● What this task involves: Transcribe the data in full and exactly, omitting any pictures.

● Collected data:
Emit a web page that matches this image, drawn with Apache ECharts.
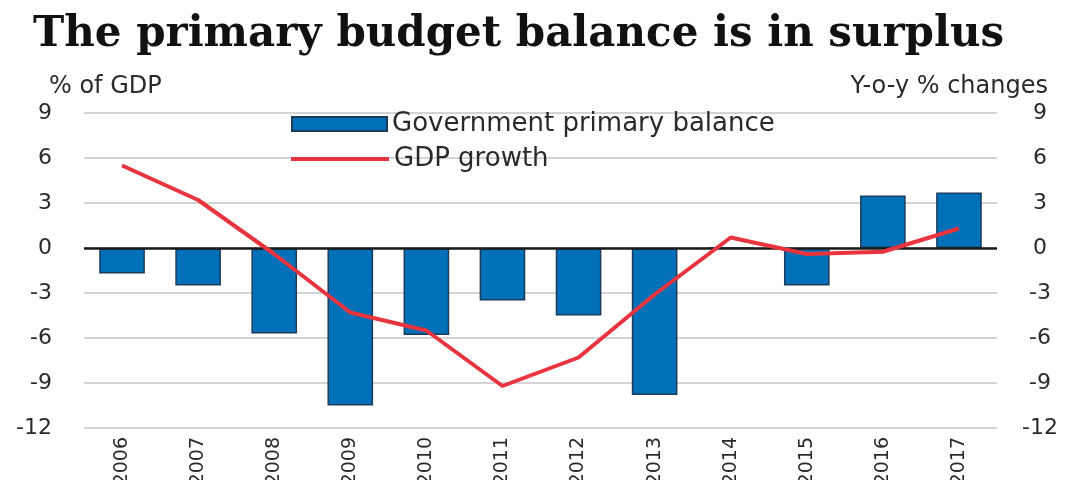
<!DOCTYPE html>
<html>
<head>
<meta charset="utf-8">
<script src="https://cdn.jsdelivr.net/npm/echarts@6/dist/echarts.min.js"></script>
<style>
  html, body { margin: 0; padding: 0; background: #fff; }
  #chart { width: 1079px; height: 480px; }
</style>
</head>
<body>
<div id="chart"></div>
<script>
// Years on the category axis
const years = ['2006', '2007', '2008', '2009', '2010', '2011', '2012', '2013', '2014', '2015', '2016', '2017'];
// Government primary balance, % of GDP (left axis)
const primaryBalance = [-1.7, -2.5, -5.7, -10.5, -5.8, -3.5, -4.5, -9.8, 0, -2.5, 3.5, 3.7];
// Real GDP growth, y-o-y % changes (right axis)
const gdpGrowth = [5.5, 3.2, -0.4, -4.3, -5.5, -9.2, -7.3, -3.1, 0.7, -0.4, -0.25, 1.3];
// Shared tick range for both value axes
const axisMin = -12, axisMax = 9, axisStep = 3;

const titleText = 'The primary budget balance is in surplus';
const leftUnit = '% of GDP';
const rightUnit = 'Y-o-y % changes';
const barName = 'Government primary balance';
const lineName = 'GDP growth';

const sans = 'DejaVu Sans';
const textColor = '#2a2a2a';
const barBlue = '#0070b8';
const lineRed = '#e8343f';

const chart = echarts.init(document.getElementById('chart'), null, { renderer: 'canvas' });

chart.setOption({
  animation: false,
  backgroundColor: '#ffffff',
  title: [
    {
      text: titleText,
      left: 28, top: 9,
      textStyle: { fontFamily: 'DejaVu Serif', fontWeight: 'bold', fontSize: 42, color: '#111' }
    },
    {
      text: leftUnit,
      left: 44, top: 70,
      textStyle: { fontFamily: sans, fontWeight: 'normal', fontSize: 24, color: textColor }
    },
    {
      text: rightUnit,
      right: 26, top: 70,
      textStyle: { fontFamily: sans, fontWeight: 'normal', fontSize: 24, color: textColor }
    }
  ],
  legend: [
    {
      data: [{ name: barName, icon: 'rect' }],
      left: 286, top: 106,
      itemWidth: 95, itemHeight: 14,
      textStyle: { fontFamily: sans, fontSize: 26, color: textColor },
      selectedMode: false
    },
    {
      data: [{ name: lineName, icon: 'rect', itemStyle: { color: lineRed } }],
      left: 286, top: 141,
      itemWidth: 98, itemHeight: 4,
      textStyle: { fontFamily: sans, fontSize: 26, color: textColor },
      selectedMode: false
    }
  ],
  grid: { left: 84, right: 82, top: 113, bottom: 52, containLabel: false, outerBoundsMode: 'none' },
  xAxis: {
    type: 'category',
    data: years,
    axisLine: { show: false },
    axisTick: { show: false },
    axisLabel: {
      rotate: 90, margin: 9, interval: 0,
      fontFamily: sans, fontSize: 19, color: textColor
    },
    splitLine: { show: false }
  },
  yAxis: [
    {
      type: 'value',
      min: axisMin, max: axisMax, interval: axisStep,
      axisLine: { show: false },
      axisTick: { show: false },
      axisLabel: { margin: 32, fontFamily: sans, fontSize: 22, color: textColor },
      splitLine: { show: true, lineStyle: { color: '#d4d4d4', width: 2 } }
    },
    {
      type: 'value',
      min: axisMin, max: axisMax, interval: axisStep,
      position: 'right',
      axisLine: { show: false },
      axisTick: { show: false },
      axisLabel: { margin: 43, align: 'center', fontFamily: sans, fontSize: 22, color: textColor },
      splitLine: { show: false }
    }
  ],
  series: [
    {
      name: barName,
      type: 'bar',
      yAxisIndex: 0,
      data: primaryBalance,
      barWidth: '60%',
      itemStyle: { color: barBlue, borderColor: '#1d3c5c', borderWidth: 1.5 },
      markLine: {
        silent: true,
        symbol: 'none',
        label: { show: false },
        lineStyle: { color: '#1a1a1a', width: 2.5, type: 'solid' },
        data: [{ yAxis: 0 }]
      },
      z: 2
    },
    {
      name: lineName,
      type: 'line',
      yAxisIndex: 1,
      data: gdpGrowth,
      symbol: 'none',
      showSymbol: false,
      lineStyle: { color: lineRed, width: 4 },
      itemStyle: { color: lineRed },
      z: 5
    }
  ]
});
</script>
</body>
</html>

● Correct result:
Emit a web page that matches this image, drawn with Apache ECharts.
<!DOCTYPE html>
<html>
<head>
<meta charset="utf-8">
<script src="https://cdn.jsdelivr.net/npm/echarts@6/dist/echarts.min.js"></script>
<style>
  html, body { margin: 0; padding: 0; background: #fff; }
  #chart { width: 1079px; height: 480px; }
</style>
</head>
<body>
<div id="chart"></div>
<script>
// Years on the category axis
const years = ['2006', '2007', '2008', '2009', '2010', '2011', '2012', '2013', '2014', '2015', '2016', '2017'];
// Government primary balance, % of GDP (left axis)
const primaryBalance = [-1.7, -2.5, -5.7, -10.5, -5.8, -3.5, -4.5, -9.8, 0, -2.5, 3.5, 3.7];
// Real GDP growth, y-o-y % changes (right axis)
const gdpGrowth = [5.5, 3.2, -0.4, -4.3, -5.5, -9.2, -7.3, -3.1, 0.7, -0.4, -0.25, 1.3];
// Shared tick range for both value axes
const axisMin = -12, axisMax = 9, axisStep = 3;

const titleText = 'The primary budget balance is in surplus';
const leftUnit = '% of GDP';
const rightUnit = 'Y-o-y % changes';
const barName = 'Government primary balance';
const lineName = 'GDP growth';

const sans = 'DejaVu Sans';
const textColor = '#2a2a2a';
const barBlue = '#0070b8';
const lineRed = '#e8343f';

const chart = echarts.init(document.getElementById('chart'), null, { renderer: 'canvas' });

chart.setOption({
  animation: false,
  backgroundColor: '#ffffff',
  title: [
    {
      text: titleText,
      left: 28, top: 9,
      textStyle: { fontFamily: 'DejaVu Serif', fontWeight: 'bold', fontSize: 42, color: '#111' }
    },
    {
      text: leftUnit,
      left: 44, top: 70,
      textStyle: { fontFamily: sans, fontWeight: 'normal', fontSize: 24, color: textColor }
    },
    {
      text: rightUnit,
      right: 26, top: 70,
      textStyle: { fontFamily: sans, fontWeight: 'normal', fontSize: 24, color: textColor }
    }
  ],
  legend: [
    {
      data: [{ name: barName, icon: 'rect' }],
      left: 286, top: 106,
      itemWidth: 95, itemHeight: 14,
      textStyle: { fontFamily: sans, fontSize: 26, color: textColor },
      selectedMode: false
    },
    {
      data: [{ name: lineName, icon: 'rect', itemStyle: { color: lineRed } }],
      left: 286, top: 141,
      itemWidth: 98, itemHeight: 4,
      textStyle: { fontFamily: sans, fontSize: 26, color: textColor },
      selectedMode: false
    }
  ],
  grid: { left: 84, right: 82, top: 113, bottom: 52, containLabel: false, outerBoundsMode: 'none' },
  xAxis: {
    type: 'category',
    data: years,
    axisLine: { show: false },
    axisTick: { show: false },
    axisLabel: {
      rotate: 90, margin: 9, interval: 0,
      fontFamily: sans, fontSize: 19, color: textColor
    },
    splitLine: { show: false }
  },
  yAxis: [
    {
      type: 'value',
      min: axisMin, max: axisMax, interval: axisStep,
      axisLine: { show: false },
      axisTick: { show: false },
      axisLabel: { margin: 32, fontFamily: sans, fontSize: 22, color: textColor },
      splitLine: { show: true, lineStyle: { color: '#d4d4d4', width: 2 } }
    },
    {
      type: 'value',
      min: axisMin, max: axisMax, interval: axisStep,
      position: 'right',
      axisLine: { show: false },
      axisTick: { show: false },
      axisLabel: { margin: 43, align: 'center', fontFamily: sans, fontSize: 22, color: textColor },
      splitLine: { show: false }
    }
  ],
  series: [
    {
      name: barName,
      type: 'bar',
      yAxisIndex: 0,
      data: primaryBalance,
      barWidth: '60%',
      itemStyle: { color: barBlue, borderColor: '#1d3c5c', borderWidth: 1.5 },
      markLine: {
        silent: true,
        symbol: 'none',
        label: { show: false },
        lineStyle: { color: '#1a1a1a', width: 2.5, type: 'solid' },
        data: [{ yAxis: 0 }]
      },
      z: 2
    },
    {
      name: lineName,
      type: 'line',
      yAxisIndex: 1,
      data: gdpGrowth,
      symbol: 'none',
      showSymbol: false,
      lineStyle: { color: lineRed, width: 4 },
      itemStyle: { color: lineRed },
      z: 5
    }
  ]
});
</script>
</body>
</html>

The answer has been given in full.